Information provided:
****

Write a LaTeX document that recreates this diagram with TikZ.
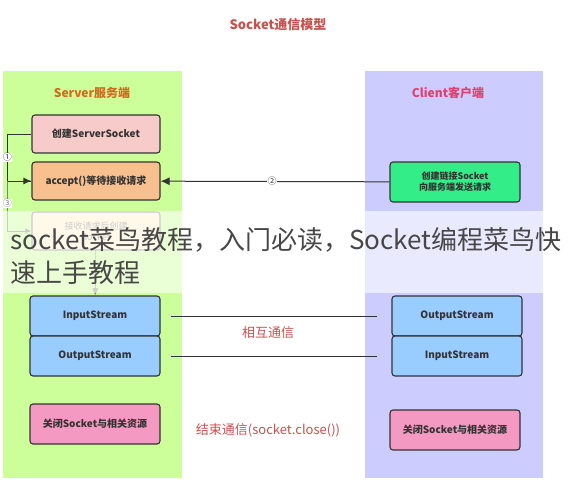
\documentclass[tikz,border=0pt]{standalone}
\usepackage{fontspec}
\setmainfont{Noto Sans CJK SC}
\newfontfamily\cjk{Noto Sans CJK SC}
\usetikzlibrary{arrows.meta}
\usetikzlibrary{calc}

\definecolor{srvpanel}{HTML}{CCFF99}
\definecolor{clipanel}{HTML}{CCCCFF}
\definecolor{titlered}{HTML}{C8504D}
\definecolor{srvlabel}{HTML}{D2691E}
\definecolor{clilabel}{HTML}{E0406E}
\definecolor{createfill}{HTML}{F8CBCB}
\definecolor{acceptfill}{HTML}{F9C08F}
\definecolor{recvfill}{HTML}{FFF2CC}
\definecolor{connfill}{HTML}{33EE88}
\definecolor{streamfill}{HTML}{99CCFF}
\definecolor{closefill}{HTML}{F49AC2}
\definecolor{boxline}{HTML}{333333}

\tikzset{
  box/.style={draw=boxline, line width=1.1pt, rounded corners=3pt,
    minimum width=128pt, minimum height=38pt, align=center,
    font=\cjk\bfseries\fontsize{10}{12}\selectfont, text=boxline},
  redtext/.style={text=titlered, font=\cjk\fontsize{13}{15}\selectfont},
  stepnum/.style={fill=white, inner sep=0.5pt, font=\cjk\fontsize{9}{9}\selectfont, text=boxline},
}

\begin{document}
\begin{tikzpicture}[x=1pt,y=-1pt]
        \useasboundingbox (0,0) rectangle (568,490);
        % panels
        \fill[srvpanel] (3,71) rectangle (182,478);
        \fill[clipanel] (365,71) rectangle (543,478);
        \node[redtext, font=\cjk\bfseries\fontsize{13}{15}\selectfont] (title) at (278,25) {Socket通信模型};
        \node[text=srvlabel, font=\cjk\bfseries\fontsize{12}{14}\selectfont] (server) at (92,93) {Server服务端};
        \node[text=clilabel, font=\cjk\bfseries\fontsize{12}{14}\selectfont] (client) at (448,93) {Client客户端};
        % server side
        \node[box, fill=createfill] (create) at (96,134) {创建ServerSocket};
        \node[box, fill=acceptfill] (accept) at (96,181) {accept()等待接收请求};
        \node[box, fill=recvfill, draw=gray, text=gray, font=\cjk\fontsize{9}{11}\selectfont] (recv) at (96,231) {接收请求后创建\\Socket};
        \node[box, fill=streamfill, minimum width=130pt, minimum height=40pt] (inS) at (95,316) {InputStream};
        \node[box, fill=streamfill, minimum width=130pt, minimum height=40pt] (outS) at (95,356) {OutputStream};
        \node[box, fill=closefill, minimum width=130pt, minimum height=40pt] (closeS) at (95,424) {关闭Socket与相关资源};
        % client side
        \node[box, fill=connfill, minimum width=130pt, minimum height=40pt, font=\cjk\bfseries\fontsize{9}{11}\selectfont] (conn) at (455,182) {创建链接Socket\\向服务端发送请求};
        \node[box, fill=streamfill, minimum width=130pt, minimum height=40pt] (outC) at (457,316) {OutputStream};
        \node[box, fill=streamfill, minimum width=130pt, minimum height=40pt] (inC) at (457,356) {InputStream};
        \node[box, fill=closefill, minimum width=130pt, minimum height=40pt] (closeC) at (455,430) {关闭Socket与相关资源};
        % connectors
        \draw[boxline, line width=1pt] (create.west) -- ++(-24,0) coordinate (loop) |- (accept.west)
            node[pos=0.25, stepnum] (one) {①};
        \draw[-{Latex[length=8pt,width=7pt]}, boxline, line width=1pt] (loop |- accept.west) -- (accept.west);
        \draw[-{Latex[length=6pt,width=5pt]}, gray, line width=0.8pt] (loop |- accept.west) -- (loop |- recv.west)
            node[pos=0.45, stepnum, text=gray] (three) {③} -- (recv.west);
        \draw[-{Latex[length=9pt,width=8pt]}, boxline, line width=1pt] (conn) -- (accept)
            node[midway, stepnum, xshift=-3pt] (two) {②};
        \draw[-{Latex[length=7pt,width=6pt]}, gray, line width=0.8pt] (recv) -- (inS);
        \draw[boxline, line width=1pt, shorten <=10pt, shorten >=14pt] (inS.east) -- (outC.west |- inS.east);
        \draw[boxline, line width=1pt, shorten <=10pt, shorten >=14pt] (outS.east) -- (inC.west |- outS.east);
        \node[redtext] (mutual) at (268,333) {相互通信};
        \node[redtext] (finish) at (268,430) {结束通信(socket.close())};
        % overlay band
        \fill[white, opacity=0.6] (0,211) rectangle (568,293);
        \node[anchor=west, text=black!72, font=\cjk\fontsize{26}{28}\selectfont, inner sep=0pt] (cap1) at (10,240) {socket菜鸟教程，入门必读，Socket编程菜鸟快};
        \node[anchor=west, text=black!72, font=\cjk\fontsize{26}{28}\selectfont, inner sep=0pt] (cap2) at (10,273) {速上手教程};
    \end{tikzpicture}
\end{document}
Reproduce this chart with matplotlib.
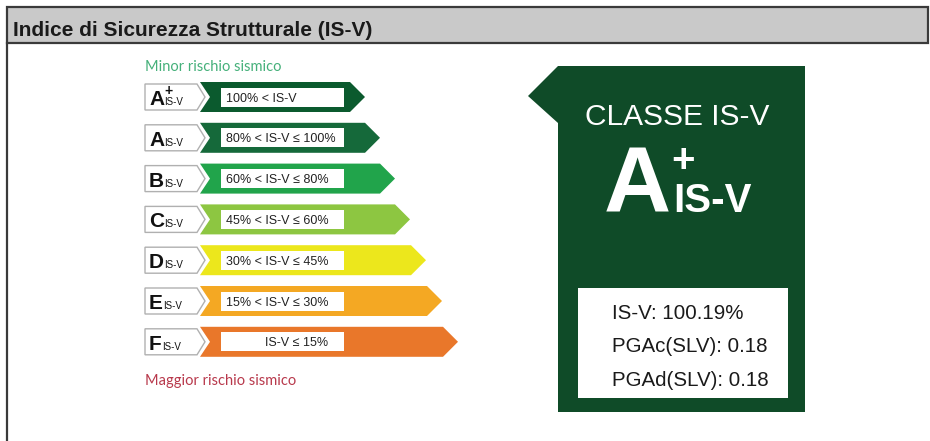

****

Except for the pictures, reproduce every line exactly.

Write a LaTeX document that recreates this diagram with TikZ.
\documentclass[tikz,border=0pt]{standalone}
\usepackage{fontspec}
\setmainfont{Noto Sans CJK SC}
\newfontfamily\cjk{Noto Sans CJK SC}
\usetikzlibrary{arrows.meta}
\usetikzlibrary{calc}

\definecolor{srvpanel}{HTML}{CCFF99}
\definecolor{clipanel}{HTML}{CCCCFF}
\definecolor{titlered}{HTML}{C8504D}
\definecolor{srvlabel}{HTML}{D2691E}
\definecolor{clilabel}{HTML}{E0406E}
\definecolor{createfill}{HTML}{F8CBCB}
\definecolor{acceptfill}{HTML}{F9C08F}
\definecolor{recvfill}{HTML}{FFF2CC}
\definecolor{connfill}{HTML}{33EE88}
\definecolor{streamfill}{HTML}{99CCFF}
\definecolor{closefill}{HTML}{F49AC2}
\definecolor{boxline}{HTML}{333333}

\tikzset{
  box/.style={draw=boxline, line width=1.1pt, rounded corners=3pt,
    minimum width=128pt, minimum height=38pt, align=center,
    font=\cjk\bfseries\fontsize{10}{12}\selectfont, text=boxline},
  redtext/.style={text=titlered, font=\cjk\fontsize{13}{15}\selectfont},
  stepnum/.style={fill=white, inner sep=0.5pt, font=\cjk\fontsize{9}{9}\selectfont, text=boxline},
}

\begin{document}
\begin{tikzpicture}[x=1pt,y=-1pt]
        \useasboundingbox (0,0) rectangle (568,490);
        % panels
        \fill[srvpanel] (3,71) rectangle (182,478);
        \fill[clipanel] (365,71) rectangle (543,478);
        \node[redtext, font=\cjk\bfseries\fontsize{13}{15}\selectfont] (title) at (278,25) {Socket通信模型};
        \node[text=srvlabel, font=\cjk\bfseries\fontsize{12}{14}\selectfont] (server) at (92,93) {Server服务端};
        \node[text=clilabel, font=\cjk\bfseries\fontsize{12}{14}\selectfont] (client) at (448,93) {Client客户端};
        % server side
        \node[box, fill=createfill] (create) at (96,134) {创建ServerSocket};
        \node[box, fill=acceptfill] (accept) at (96,181) {accept()等待接收请求};
        \node[box, fill=recvfill, draw=gray, text=gray, font=\cjk\fontsize{9}{11}\selectfont] (recv) at (96,231) {接收请求后创建\\Socket};
        \node[box, fill=streamfill, minimum width=130pt, minimum height=40pt] (inS) at (95,316) {InputStream};
        \node[box, fill=streamfill, minimum width=130pt, minimum height=40pt] (outS) at (95,356) {OutputStream};
        \node[box, fill=closefill, minimum width=130pt, minimum height=40pt] (closeS) at (95,424) {关闭Socket与相关资源};
        % client side
        \node[box, fill=connfill, minimum width=130pt, minimum height=40pt, font=\cjk\bfseries\fontsize{9}{11}\selectfont] (conn) at (455,182) {创建链接Socket\\向服务端发送请求};
        \node[box, fill=streamfill, minimum width=130pt, minimum height=40pt] (outC) at (457,316) {OutputStream};
        \node[box, fill=streamfill, minimum width=130pt, minimum height=40pt] (inC) at (457,356) {InputStream};
        \node[box, fill=closefill, minimum width=130pt, minimum height=40pt] (closeC) at (455,430) {关闭Socket与相关资源};
        % connectors
        \draw[boxline, line width=1pt] (create.west) -- ++(-24,0) coordinate (loop) |- (accept.west)
            node[pos=0.25, stepnum] (one) {①};
        \draw[-{Latex[length=8pt,width=7pt]}, boxline, line width=1pt] (loop |- accept.west) -- (accept.west);
        \draw[-{Latex[length=6pt,width=5pt]}, gray, line width=0.8pt] (loop |- accept.west) -- (loop |- recv.west)
            node[pos=0.45, stepnum, text=gray] (three) {③} -- (recv.west);
        \draw[-{Latex[length=9pt,width=8pt]}, boxline, line width=1pt] (conn) -- (accept)
            node[midway, stepnum, xshift=-3pt] (two) {②};
        \draw[-{Latex[length=7pt,width=6pt]}, gray, line width=0.8pt] (recv) -- (inS);
        \draw[boxline, line width=1pt, shorten <=10pt, shorten >=14pt] (inS.east) -- (outC.west |- inS.east);
        \draw[boxline, line width=1pt, shorten <=10pt, shorten >=14pt] (outS.east) -- (inC.west |- outS.east);
        \node[redtext] (mutual) at (268,333) {相互通信};
        \node[redtext] (finish) at (268,430) {结束通信(socket.close())};
        % overlay band
        \fill[white, opacity=0.6] (0,211) rectangle (568,293);
        \node[anchor=west, text=black!72, font=\cjk\fontsize{26}{28}\selectfont, inner sep=0pt] (cap1) at (10,240) {socket菜鸟教程，入门必读，Socket编程菜鸟快};
        \node[anchor=west, text=black!72, font=\cjk\fontsize{26}{28}\selectfont, inner sep=0pt] (cap2) at (10,273) {速上手教程};
    \end{tikzpicture}
\end{document}
Reproduce this chart with matplotlib.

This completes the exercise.